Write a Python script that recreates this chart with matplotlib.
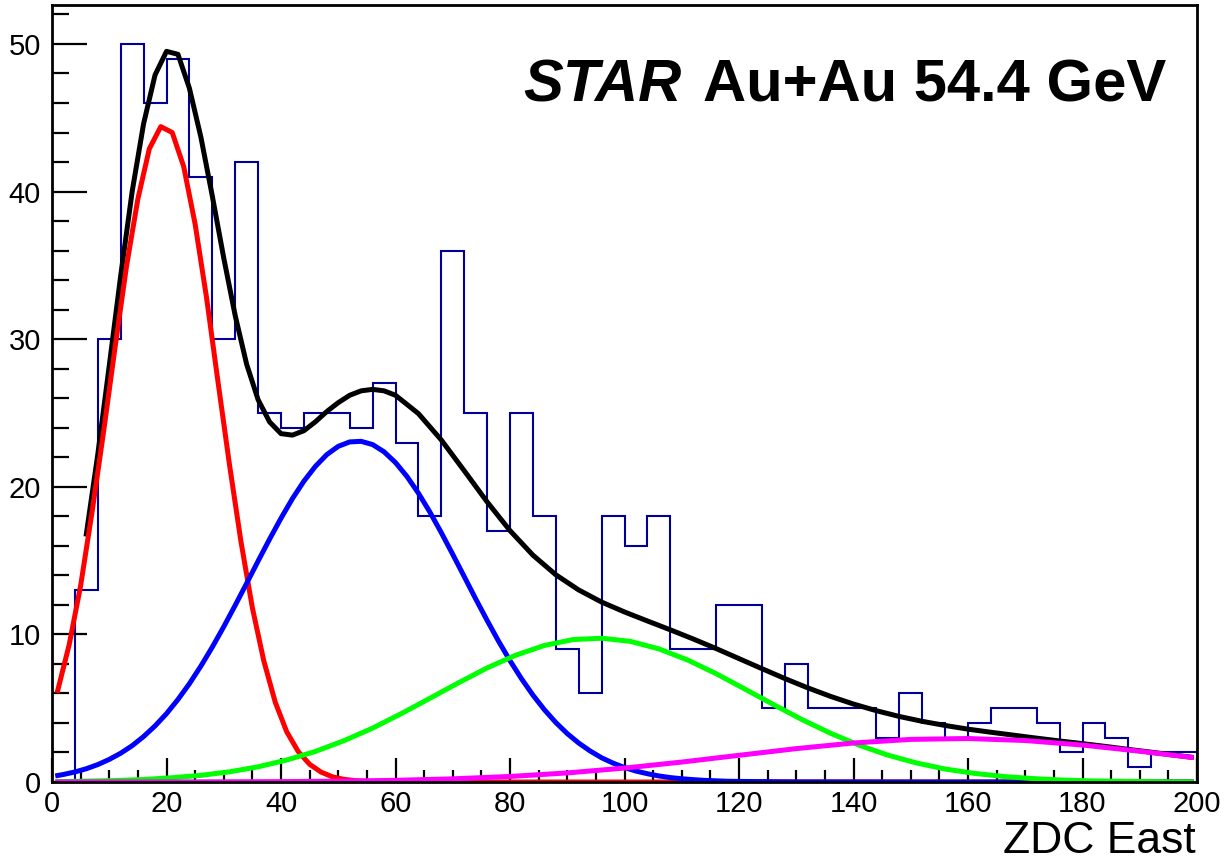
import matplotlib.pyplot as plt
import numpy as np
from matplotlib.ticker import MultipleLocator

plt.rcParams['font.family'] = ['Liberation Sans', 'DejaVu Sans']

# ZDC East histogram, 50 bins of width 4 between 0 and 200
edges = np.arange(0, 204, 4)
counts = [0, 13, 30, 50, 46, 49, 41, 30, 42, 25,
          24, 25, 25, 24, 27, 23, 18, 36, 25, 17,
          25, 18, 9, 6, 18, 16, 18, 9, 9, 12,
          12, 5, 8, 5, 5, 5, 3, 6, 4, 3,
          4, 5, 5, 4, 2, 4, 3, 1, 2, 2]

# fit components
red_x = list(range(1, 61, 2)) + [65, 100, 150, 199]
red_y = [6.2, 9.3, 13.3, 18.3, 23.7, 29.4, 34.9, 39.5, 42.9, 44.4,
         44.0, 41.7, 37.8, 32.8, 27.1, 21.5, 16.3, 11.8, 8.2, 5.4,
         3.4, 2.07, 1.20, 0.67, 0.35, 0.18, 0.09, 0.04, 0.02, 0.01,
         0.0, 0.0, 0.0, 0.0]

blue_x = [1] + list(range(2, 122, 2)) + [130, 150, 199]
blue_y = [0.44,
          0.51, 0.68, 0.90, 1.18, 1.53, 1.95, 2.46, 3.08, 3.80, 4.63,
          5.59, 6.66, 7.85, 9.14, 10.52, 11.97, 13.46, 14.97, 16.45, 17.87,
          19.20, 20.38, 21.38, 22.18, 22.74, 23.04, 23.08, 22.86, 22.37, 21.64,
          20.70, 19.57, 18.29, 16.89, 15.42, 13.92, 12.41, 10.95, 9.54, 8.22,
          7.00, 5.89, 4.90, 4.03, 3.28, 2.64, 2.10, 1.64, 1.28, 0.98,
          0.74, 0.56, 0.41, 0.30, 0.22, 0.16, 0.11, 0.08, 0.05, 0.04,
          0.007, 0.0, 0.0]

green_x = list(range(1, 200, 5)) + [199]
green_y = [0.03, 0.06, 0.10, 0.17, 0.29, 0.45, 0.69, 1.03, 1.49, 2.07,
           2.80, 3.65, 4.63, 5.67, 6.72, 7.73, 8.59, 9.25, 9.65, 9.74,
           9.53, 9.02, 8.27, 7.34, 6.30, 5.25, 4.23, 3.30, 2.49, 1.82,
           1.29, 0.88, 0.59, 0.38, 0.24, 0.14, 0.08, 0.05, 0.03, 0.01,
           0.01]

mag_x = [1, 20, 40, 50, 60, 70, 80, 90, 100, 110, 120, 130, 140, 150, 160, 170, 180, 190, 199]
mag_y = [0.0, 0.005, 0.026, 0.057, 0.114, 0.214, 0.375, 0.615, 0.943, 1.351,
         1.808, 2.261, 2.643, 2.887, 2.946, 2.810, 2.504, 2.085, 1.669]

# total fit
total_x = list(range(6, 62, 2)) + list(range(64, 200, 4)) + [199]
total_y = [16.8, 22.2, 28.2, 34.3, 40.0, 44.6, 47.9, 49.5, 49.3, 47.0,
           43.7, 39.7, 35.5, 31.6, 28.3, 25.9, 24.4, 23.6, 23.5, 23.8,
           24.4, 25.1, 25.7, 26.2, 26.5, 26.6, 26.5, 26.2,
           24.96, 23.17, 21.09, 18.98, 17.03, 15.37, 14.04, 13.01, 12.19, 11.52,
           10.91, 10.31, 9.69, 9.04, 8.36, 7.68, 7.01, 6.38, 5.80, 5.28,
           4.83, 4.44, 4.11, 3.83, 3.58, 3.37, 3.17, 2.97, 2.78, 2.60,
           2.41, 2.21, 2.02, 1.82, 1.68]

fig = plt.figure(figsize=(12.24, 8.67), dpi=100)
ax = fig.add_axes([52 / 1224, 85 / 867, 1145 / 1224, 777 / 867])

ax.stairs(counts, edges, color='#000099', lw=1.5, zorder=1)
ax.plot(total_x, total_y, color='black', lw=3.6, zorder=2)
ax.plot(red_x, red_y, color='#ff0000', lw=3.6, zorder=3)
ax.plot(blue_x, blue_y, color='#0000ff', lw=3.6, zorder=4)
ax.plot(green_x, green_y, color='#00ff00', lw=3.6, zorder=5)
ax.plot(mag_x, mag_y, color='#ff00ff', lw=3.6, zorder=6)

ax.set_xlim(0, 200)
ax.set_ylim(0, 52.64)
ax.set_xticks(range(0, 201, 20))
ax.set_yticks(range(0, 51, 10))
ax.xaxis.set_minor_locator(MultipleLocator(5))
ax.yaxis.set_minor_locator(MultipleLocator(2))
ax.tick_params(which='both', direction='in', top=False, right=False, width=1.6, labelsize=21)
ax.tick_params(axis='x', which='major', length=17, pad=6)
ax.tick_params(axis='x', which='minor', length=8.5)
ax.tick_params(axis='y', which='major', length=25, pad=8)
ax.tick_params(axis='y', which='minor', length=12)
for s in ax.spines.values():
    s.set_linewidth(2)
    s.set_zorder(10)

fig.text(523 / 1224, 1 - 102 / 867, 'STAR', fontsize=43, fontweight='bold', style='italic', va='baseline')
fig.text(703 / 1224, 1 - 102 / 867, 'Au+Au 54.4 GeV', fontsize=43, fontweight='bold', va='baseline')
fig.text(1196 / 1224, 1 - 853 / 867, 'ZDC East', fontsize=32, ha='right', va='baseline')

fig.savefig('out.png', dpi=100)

::::::::

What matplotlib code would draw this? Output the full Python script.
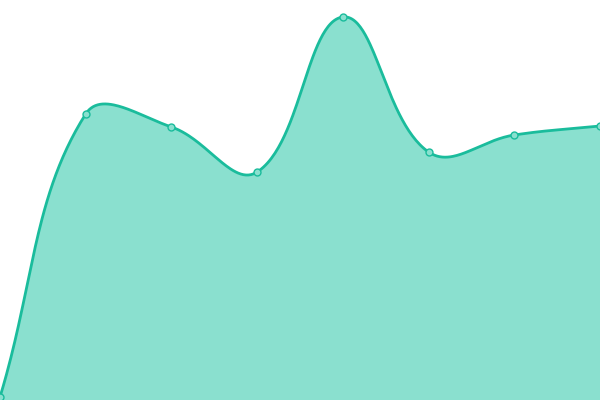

::::::::

### [What the task requires]
Pictures excluded, retype exactly the lines running from the one with "Write a Python" through the one with "4, 5, 5, 4, 2, 4, 3, 1, 2, 2]". Include both end lines and nothing more.

### [Written response]
Write a Python script that recreates this chart with matplotlib.
import matplotlib.pyplot as plt
import numpy as np
from matplotlib.ticker import MultipleLocator

plt.rcParams['font.family'] = ['Liberation Sans', 'DejaVu Sans']

# ZDC East histogram, 50 bins of width 4 between 0 and 200
edges = np.arange(0, 204, 4)
counts = [0, 13, 30, 50, 46, 49, 41, 30, 42, 25,
          24, 25, 25, 24, 27, 23, 18, 36, 25, 17,
          25, 18, 9, 6, 18, 16, 18, 9, 9, 12,
          12, 5, 8, 5, 5, 5, 3, 6, 4, 3,
          4, 5, 5, 4, 2, 4, 3, 1, 2, 2]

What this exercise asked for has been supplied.